◆ SET TASK: It is required that the lines from the top of the listing through the line with "plt.rcParams['axes.unicode_minus'] = False" be reproduced exactly, excluding pictures.
--- BEGIN PROVIDED DATA ---
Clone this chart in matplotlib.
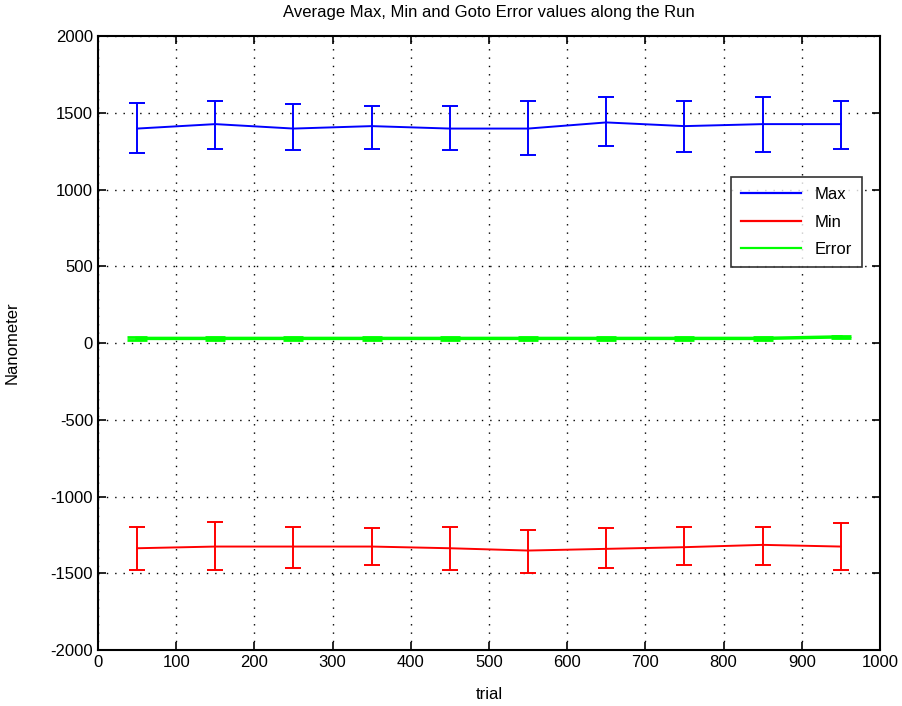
import matplotlib
matplotlib.use("Agg")
import matplotlib.pyplot as plt
from matplotlib.lines import Line2D
import numpy as np

plt.rcParams['font.family'] = ['Liberation Sans Narrow', 'Liberation Sans', 'DejaVu Sans']
plt.rcParams['axes.unicode_minus'] = False

# ---------------------------------------------------------------------------
# data
# ---------------------------------------------------------------------------
trials = [50, 150, 250, 350, 450, 550, 650, 750, 850, 950]

max_mean = [1397, 1426, 1397, 1413, 1397, 1397, 1437, 1413, 1426, 1426]
max_upper = [1565, 1577, 1556, 1545, 1545, 1577, 1604, 1577, 1604, 1577]
max_lower = [1235, 1267, 1256, 1267, 1256, 1224, 1283, 1246, 1246, 1267]

min_mean = [-1337, -1326, -1326, -1326, -1337, -1352, -1341, -1330, -1315, -1326]
min_upper = [-1196, -1163, -1196, -1206, -1196, -1217, -1206, -1196, -1196, -1174]
min_lower = [-1478, -1478, -1467, -1445, -1478, -1499, -1467, -1445, -1445, -1478]

err_mean = [30, 30, 30, 30, 30, 30, 30, 30, 30, 40]
err_spread = [8, 8, 8, 8, 8, 8, 8, 8, 8, 8]

colors = {"Max": "#0000ff", "Min": "#ff0000", "Error": "#00ff00"}


def draw(ax, x, mean, lo, hi, color):
    mean = np.asarray(mean, dtype=float)
    yerr = [mean - np.asarray(lo), np.asarray(hi) - mean]
    ax.errorbar(x, mean, yerr=yerr, color=color, lw=1.4, capsize=6,
                capthick=1.4, elinewidth=1.4, zorder=3)


fig = plt.figure(figsize=(9.03, 7.06), dpi=100)
ax = fig.add_axes([0.1085, 0.0793, 0.866, 0.8697])

draw(ax, trials, max_mean, max_lower, max_upper, colors["Max"])
draw(ax, trials, min_mean, min_lower, min_upper, colors["Min"])
ax.errorbar(trials, err_mean, yerr=err_spread, color=colors["Error"], lw=2.5,
            capsize=7, capthick=2.0, elinewidth=2.0, zorder=3)

ax.set_xlim(0, 1000)
ax.set_ylim(-2000, 2000)
ax.set_xticks(range(0, 1001, 100))
ax.set_yticks(range(-2000, 2001, 500))
ax.grid(True, color="black", linestyle=(0, (1, 5)), linewidth=1.0)
ax.tick_params(direction="in", top=True, right=True, length=6,
               width=1.2, labelsize=12)
for s in ax.spines.values():
    s.set_linewidth(1.5)

ax.set_title("Average Max, Min and Goto Error values along the Run",
             fontsize=12, pad=14)
ax.set_xlabel("trial", fontsize=12, labelpad=12)
ax.set_ylabel("Nanometer", fontsize=12, labelpad=22)

# legend shows plain lines, no error bar glyphs
handles = [Line2D([], [], color=c, lw=1.6) for c in colors.values()]
leg = ax.legend(handles, list(colors.keys()), loc="upper right",
                bbox_to_anchor=(0.977, 0.770), borderaxespad=0,
                fancybox=False, edgecolor="black", fontsize=12,
                handlelength=3.6, borderpad=0.6, labelspacing=0.75)
leg.get_frame().set_linewidth(1.2)

fig.savefig("out.png", dpi=100)
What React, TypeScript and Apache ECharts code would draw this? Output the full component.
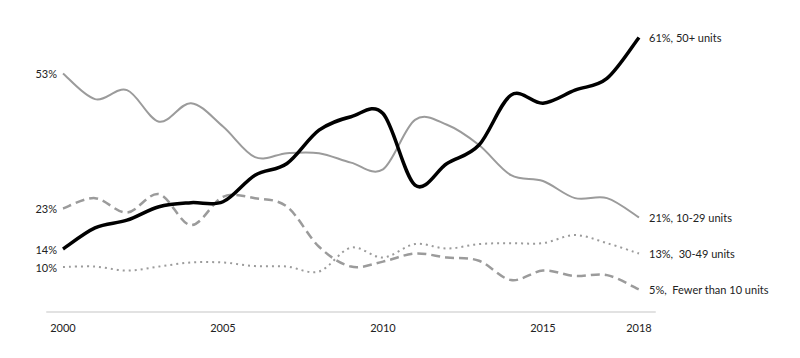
--- END PROVIDED DATA ---
◆ RESULT:
Clone this chart in matplotlib.
import matplotlib
matplotlib.use("Agg")
import matplotlib.pyplot as plt
from matplotlib.lines import Line2D
import numpy as np

plt.rcParams['font.family'] = ['Liberation Sans Narrow', 'Liberation Sans', 'DejaVu Sans']
plt.rcParams['axes.unicode_minus'] = False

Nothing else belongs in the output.